TASK DIRECTIONS
All of the lines below are to be transcribed faithfully, with pictures excluded from the copy.

DATASET EXCERPT
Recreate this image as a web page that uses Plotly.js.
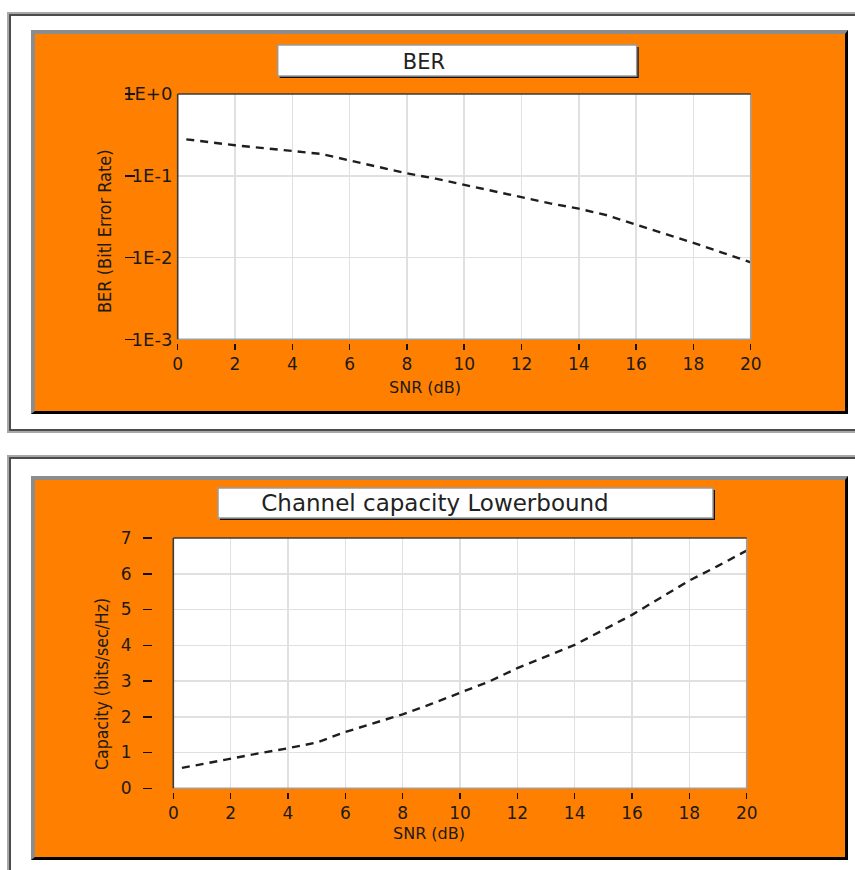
<!DOCTYPE html>
<html><head><meta charset="utf-8">
<script src="https://cdn.plot.ly/plotly-3.0.1.min.js"></script>
<style>
html,body{margin:0;padding:0;background:#fff;width:855px;height:870px;overflow:hidden;position:relative}
.frame{position:absolute;left:7px;width:900px;border:2px solid #a8a8a8;box-sizing:border-box}
.frame .in{position:absolute;left:0;top:0;right:0;bottom:0;border:2px solid #4c4c4c}
.panel{position:absolute;left:31px;width:817px;height:384px;box-sizing:border-box;border-top:4px solid #8c8c8c;border-left:4px solid #8c8c8c;border-right:3px solid #000;border-bottom:3px solid #000;background:#FF8000}
.chart{width:810px;height:377px}
</style></head>
<body>
<div class="frame" style="top:12px;height:421px"><div class="in"></div></div>
<div class="frame" style="top:455px;height:450px"><div class="in"></div></div>
<div class="panel" style="top:30px"><div id="ber" class="chart"></div></div>
<div class="panel" style="top:476px"><div id="cap" class="chart"></div></div>
<script>
// ---- data ----
const snrBER = [0.3, 2, 4, 5, 6, 7, 8, 9, 10, 11, 12, 13, 14, 15, 16, 17, 18, 19, 20];
const berValues = [0.279, 0.236, 0.201, 0.185, 0.154, 0.129, 0.107, 0.0922, 0.0778, 0.0645, 0.0545, 0.046, 0.0396, 0.0328, 0.0252, 0.0196, 0.0151, 0.0115, 0.00874];
const snrCap = [0.3, 2, 3, 4, 5, 6, 7, 8, 9, 10, 11, 12, 13, 14, 15, 16, 17, 18, 19, 20];
const capValues = [0.57, 0.84, 0.98, 1.12, 1.28, 1.575, 1.82, 2.07, 2.36, 2.66, 2.98, 3.36, 3.68, 4.01, 4.43, 4.85, 5.33, 5.81, 6.22, 6.65];
const berTickVals = [1, 0.1, 0.01, 0.001];
const berTickText = ['1E+0', '1E-1', '1E-2', '1E-3'];
const capTickVals = [0, 1, 2, 3, 4, 5, 6, 7];
const capTickText = ['0', '1', '2', '3', '4', '5', '6', '7'];
const berTitle = 'BER';
const capTitle = 'Channel capacity Lowerbound';
const xTitle = 'SNR (dB)';
const berYTitle = 'BER (Bitl Error Rate)';
const capYTitle = 'Capacity (bits/sec/Hz)';

// ---- layout helpers ----
const W = 810, H = 377;
const FONT = 'DejaVu Sans, Verdana, sans-serif';
const NARROW = 'DejaVu Sans Condensed, Liberation Sans Narrow, Arial Narrow, Liberation Sans, sans-serif';
function fx(m, x) { return (x - m.l) / (W - m.l - m.r); }
function fy(m, y) { return (H - m.b - y) / (H - m.t - m.b); }

function buildLayout(m, o) {
  const xd = [fx(m, o.px0), fx(m, o.px1)];
  const yd = [fy(m, o.py1), fy(m, o.py0)];
  const lineShape = (x0, y0, x1, y1, c) => ({type: 'line', xref: 'paper', yref: 'paper', x0, y0, x1, y1, line: {color: c, width: 1.6}, layer: 'above'});
  return {
    width: W, height: H,
    margin: {l: m.l, r: m.r, t: m.t, b: m.b, pad: 0},
    paper_bgcolor: '#FF8000', plot_bgcolor: '#ffffff',
    showlegend: false,
    title: {text: o.title, font: {family: FONT, size: o.titleSize, color: '#222'}, xref: 'container', yref: 'container',
            x: o.titleX / W, y: 1 - o.titleY / H, xanchor: 'center', yanchor: 'middle'},
    xaxis: {
      domain: xd, anchor: 'free', position: fy(m, o.xTickTop), range: [0, 20], tick0: 0, dtick: 2,
      ticks: 'outside', ticklen: 6, tickwidth: 1.5, tickcolor: '#111', showline: false, zeroline: false,
      showgrid: true, gridcolor: '#e0e0e0', gridwidth: 1.5,
      tickfont: {family: FONT, size: 17, color: '#1a1a1a'},
      title: {text: ''}
    },
    yaxis: {
      type: o.yType, range: o.yRange, tickvals: o.tickVals, ticktext: o.tickText, tickmode: 'array',
      domain: yd, anchor: 'free', position: fx(m, o.yTickRight),
      ticks: 'outside', ticklen: o.yTickLen, tickwidth: 1.5, tickcolor: '#111', showline: false, zeroline: false,
      showgrid: true, gridcolor: '#e0e0e0', gridwidth: 1.5,
      ticklabelstandoff: o.yStandoff,
      tickfont: {family: FONT, size: o.yTickSize, color: '#1a1a1a'},
      title: {text: ''}
    },
    annotations: [
      {text: xTitle, xref: 'paper', yref: 'paper', x: fx(m, o.xTitlePos[0]), y: fy(m, o.xTitlePos[1]),
       xanchor: 'center', yanchor: 'middle', showarrow: false, font: {family: FONT, size: 16, color: '#1a1a1a'}},
      {text: o.yTitle, xref: 'paper', yref: 'paper', x: fx(m, o.yTitlePos[0]), y: fy(m, o.yTitlePos[1]), textangle: -90,
       xanchor: 'center', yanchor: 'middle', showarrow: false, font: {family: NARROW, size: o.yTitleSize, color: '#1a1a1a'}}
    ],
    shapes: [
      {type: 'rect', xref: 'paper', yref: 'paper', x0: fx(m, o.box[0] + 2), x1: fx(m, o.box[2] + 2), y0: fy(m, o.box[3] + 2), y1: fy(m, o.box[1] + 2),
       fillcolor: '#111', line: {width: 0}, layer: 'above'},
      {type: 'rect', xref: 'paper', yref: 'paper', x0: fx(m, o.box[0]), x1: fx(m, o.box[2]), y0: fy(m, o.box[3]), y1: fy(m, o.box[1]),
       fillcolor: '#ffffff', line: {color: '#9a9a9a', width: 1.5}, layer: 'above'},
      lineShape(xd[0], yd[0], xd[1], yd[0], '#a0a0a0'),
      lineShape(xd[1], yd[0], xd[1], yd[1], '#a0a0a0'),
      lineShape(xd[0], yd[1], xd[1], yd[1], '#3a3a3a'),
      lineShape(xd[0], yd[0], xd[0], yd[1], '#3a3a3a')
    ]
  };
}

const lineStyle = {color: '#1e1e1e', width: 2.4, dash: '8px,6px'};

const m1 = {l: 60, r: 40, t: 50, b: 10};
Plotly.newPlot('ber', [{
  x: snrBER, y: berValues, type: 'scatter', mode: 'lines', line: lineStyle, hoverinfo: 'x+y'
}], buildLayout(m1, {
  yType: 'log', yRange: [-3, 0], tickVals: berTickVals, tickText: berTickText, yTickSize: 18,
  px0: 142.7, px1: 715.7, py0: 60, py1: 305.3, xTickTop: 309, yTickRight: 100, yTickLen: 10, yStandoff: -51,
  title: berTitle, titleSize: 21, titleX: 389, titleY: 28, box: [242.7, 11, 601.7, 42],
  yTitle: berYTitle, yTitleSize: 18, xTitlePos: [390, 353], yTitlePos: [69, 197]
}), {staticPlot: true});

const m2 = {l: 60, r: 40, t: 40, b: 10};
Plotly.newPlot('cap', [{
  x: snrCap, y: capValues, type: 'scatter', mode: 'lines', line: lineStyle, hoverinfo: 'x+y'
}], buildLayout(m2, {
  yType: 'linear', yRange: [0, 7], tickVals: capTickVals, tickText: capTickText, yTickSize: 17,
  px0: 138.3, px1: 711.7, py0: 58, py1: 308.3, xTickTop: 312, yTickRight: 117, yTickLen: 9, yStandoff: 8,
  title: capTitle, titleSize: 23, titleX: 400, titleY: 23, box: [183, 8, 678, 38],
  yTitle: capYTitle, yTitleSize: 17.5, xTitlePos: [394, 353], yTitlePos: [67, 204]
}), {staticPlot: true});
</script>
</body></html>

TASK SOLUTION
Recreate this image as a web page that uses Plotly.js.
<!DOCTYPE html>
<html><head><meta charset="utf-8">
<script src="https://cdn.plot.ly/plotly-3.0.1.min.js"></script>
<style>
html,body{margin:0;padding:0;background:#fff;width:855px;height:870px;overflow:hidden;position:relative}
.frame{position:absolute;left:7px;width:900px;border:2px solid #a8a8a8;box-sizing:border-box}
.frame .in{position:absolute;left:0;top:0;right:0;bottom:0;border:2px solid #4c4c4c}
.panel{position:absolute;left:31px;width:817px;height:384px;box-sizing:border-box;border-top:4px solid #8c8c8c;border-left:4px solid #8c8c8c;border-right:3px solid #000;border-bottom:3px solid #000;background:#FF8000}
.chart{width:810px;height:377px}
</style></head>
<body>
<div class="frame" style="top:12px;height:421px"><div class="in"></div></div>
<div class="frame" style="top:455px;height:450px"><div class="in"></div></div>
<div class="panel" style="top:30px"><div id="ber" class="chart"></div></div>
<div class="panel" style="top:476px"><div id="cap" class="chart"></div></div>
<script>
// ---- data ----
const snrBER = [0.3, 2, 4, 5, 6, 7, 8, 9, 10, 11, 12, 13, 14, 15, 16, 17, 18, 19, 20];
const berValues = [0.279, 0.236, 0.201, 0.185, 0.154, 0.129, 0.107, 0.0922, 0.0778, 0.0645, 0.0545, 0.046, 0.0396, 0.0328, 0.0252, 0.0196, 0.0151, 0.0115, 0.00874];
const snrCap = [0.3, 2, 3, 4, 5, 6, 7, 8, 9, 10, 11, 12, 13, 14, 15, 16, 17, 18, 19, 20];
const capValues = [0.57, 0.84, 0.98, 1.12, 1.28, 1.575, 1.82, 2.07, 2.36, 2.66, 2.98, 3.36, 3.68, 4.01, 4.43, 4.85, 5.33, 5.81, 6.22, 6.65];
const berTickVals = [1, 0.1, 0.01, 0.001];
const berTickText = ['1E+0', '1E-1', '1E-2', '1E-3'];
const capTickVals = [0, 1, 2, 3, 4, 5, 6, 7];
const capTickText = ['0', '1', '2', '3', '4', '5', '6', '7'];
const berTitle = 'BER';
const capTitle = 'Channel capacity Lowerbound';
const xTitle = 'SNR (dB)';
const berYTitle = 'BER (Bitl Error Rate)';
const capYTitle = 'Capacity (bits/sec/Hz)';

// ---- layout helpers ----
const W = 810, H = 377;
const FONT = 'DejaVu Sans, Verdana, sans-serif';
const NARROW = 'DejaVu Sans Condensed, Liberation Sans Narrow, Arial Narrow, Liberation Sans, sans-serif';
function fx(m, x) { return (x - m.l) / (W - m.l - m.r); }
function fy(m, y) { return (H - m.b - y) / (H - m.t - m.b); }

function buildLayout(m, o) {
  const xd = [fx(m, o.px0), fx(m, o.px1)];
  const yd = [fy(m, o.py1), fy(m, o.py0)];
  const lineShape = (x0, y0, x1, y1, c) => ({type: 'line', xref: 'paper', yref: 'paper', x0, y0, x1, y1, line: {color: c, width: 1.6}, layer: 'above'});
  return {
    width: W, height: H,
    margin: {l: m.l, r: m.r, t: m.t, b: m.b, pad: 0},
    paper_bgcolor: '#FF8000', plot_bgcolor: '#ffffff',
    showlegend: false,
    title: {text: o.title, font: {family: FONT, size: o.titleSize, color: '#222'}, xref: 'container', yref: 'container',
            x: o.titleX / W, y: 1 - o.titleY / H, xanchor: 'center', yanchor: 'middle'},
    xaxis: {
      domain: xd, anchor: 'free', position: fy(m, o.xTickTop), range: [0, 20], tick0: 0, dtick: 2,
      ticks: 'outside', ticklen: 6, tickwidth: 1.5, tickcolor: '#111', showline: false, zeroline: false,
      showgrid: true, gridcolor: '#e0e0e0', gridwidth: 1.5,
      tickfont: {family: FONT, size: 17, color: '#1a1a1a'},
      title: {text: ''}
    },
    yaxis: {
      type: o.yType, range: o.yRange, tickvals: o.tickVals, ticktext: o.tickText, tickmode: 'array',
      domain: yd, anchor: 'free', position: fx(m, o.yTickRight),
      ticks: 'outside', ticklen: o.yTickLen, tickwidth: 1.5, tickcolor: '#111', showline: false, zeroline: false,
      showgrid: true, gridcolor: '#e0e0e0', gridwidth: 1.5,
      ticklabelstandoff: o.yStandoff,
      tickfont: {family: FONT, size: o.yTickSize, color: '#1a1a1a'},
      title: {text: ''}
    },
    annotations: [
      {text: xTitle, xref: 'paper', yref: 'paper', x: fx(m, o.xTitlePos[0]), y: fy(m, o.xTitlePos[1]),
       xanchor: 'center', yanchor: 'middle', showarrow: false, font: {family: FONT, size: 16, color: '#1a1a1a'}},
      {text: o.yTitle, xref: 'paper', yref: 'paper', x: fx(m, o.yTitlePos[0]), y: fy(m, o.yTitlePos[1]), textangle: -90,
       xanchor: 'center', yanchor: 'middle', showarrow: false, font: {family: NARROW, size: o.yTitleSize, color: '#1a1a1a'}}
    ],
    shapes: [
      {type: 'rect', xref: 'paper', yref: 'paper', x0: fx(m, o.box[0] + 2), x1: fx(m, o.box[2] + 2), y0: fy(m, o.box[3] + 2), y1: fy(m, o.box[1] + 2),
       fillcolor: '#111', line: {width: 0}, layer: 'above'},
      {type: 'rect', xref: 'paper', yref: 'paper', x0: fx(m, o.box[0]), x1: fx(m, o.box[2]), y0: fy(m, o.box[3]), y1: fy(m, o.box[1]),
       fillcolor: '#ffffff', line: {color: '#9a9a9a', width: 1.5}, layer: 'above'},
      lineShape(xd[0], yd[0], xd[1], yd[0], '#a0a0a0'),
      lineShape(xd[1], yd[0], xd[1], yd[1], '#a0a0a0'),
      lineShape(xd[0], yd[1], xd[1], yd[1], '#3a3a3a'),
      lineShape(xd[0], yd[0], xd[0], yd[1], '#3a3a3a')
    ]
  };
}

const lineStyle = {color: '#1e1e1e', width: 2.4, dash: '8px,6px'};

const m1 = {l: 60, r: 40, t: 50, b: 10};
Plotly.newPlot('ber', [{
  x: snrBER, y: berValues, type: 'scatter', mode: 'lines', line: lineStyle, hoverinfo: 'x+y'
}], buildLayout(m1, {
  yType: 'log', yRange: [-3, 0], tickVals: berTickVals, tickText: berTickText, yTickSize: 18,
  px0: 142.7, px1: 715.7, py0: 60, py1: 305.3, xTickTop: 309, yTickRight: 100, yTickLen: 10, yStandoff: -51,
  title: berTitle, titleSize: 21, titleX: 389, titleY: 28, box: [242.7, 11, 601.7, 42],
  yTitle: berYTitle, yTitleSize: 18, xTitlePos: [390, 353], yTitlePos: [69, 197]
}), {staticPlot: true});

const m2 = {l: 60, r: 40, t: 40, b: 10};
Plotly.newPlot('cap', [{
  x: snrCap, y: capValues, type: 'scatter', mode: 'lines', line: lineStyle, hoverinfo: 'x+y'
}], buildLayout(m2, {
  yType: 'linear', yRange: [0, 7], tickVals: capTickVals, tickText: capTickText, yTickSize: 17,
  px0: 138.3, px1: 711.7, py0: 58, py1: 308.3, xTickTop: 312, yTickRight: 117, yTickLen: 9, yStandoff: 8,
  title: capTitle, titleSize: 23, titleX: 400, titleY: 23, box: [183, 8, 678, 38],
  yTitle: capYTitle, yTitleSize: 17.5, xTitlePos: [394, 353], yTitlePos: [67, 204]
}), {staticPlot: true});
</script>
</body></html>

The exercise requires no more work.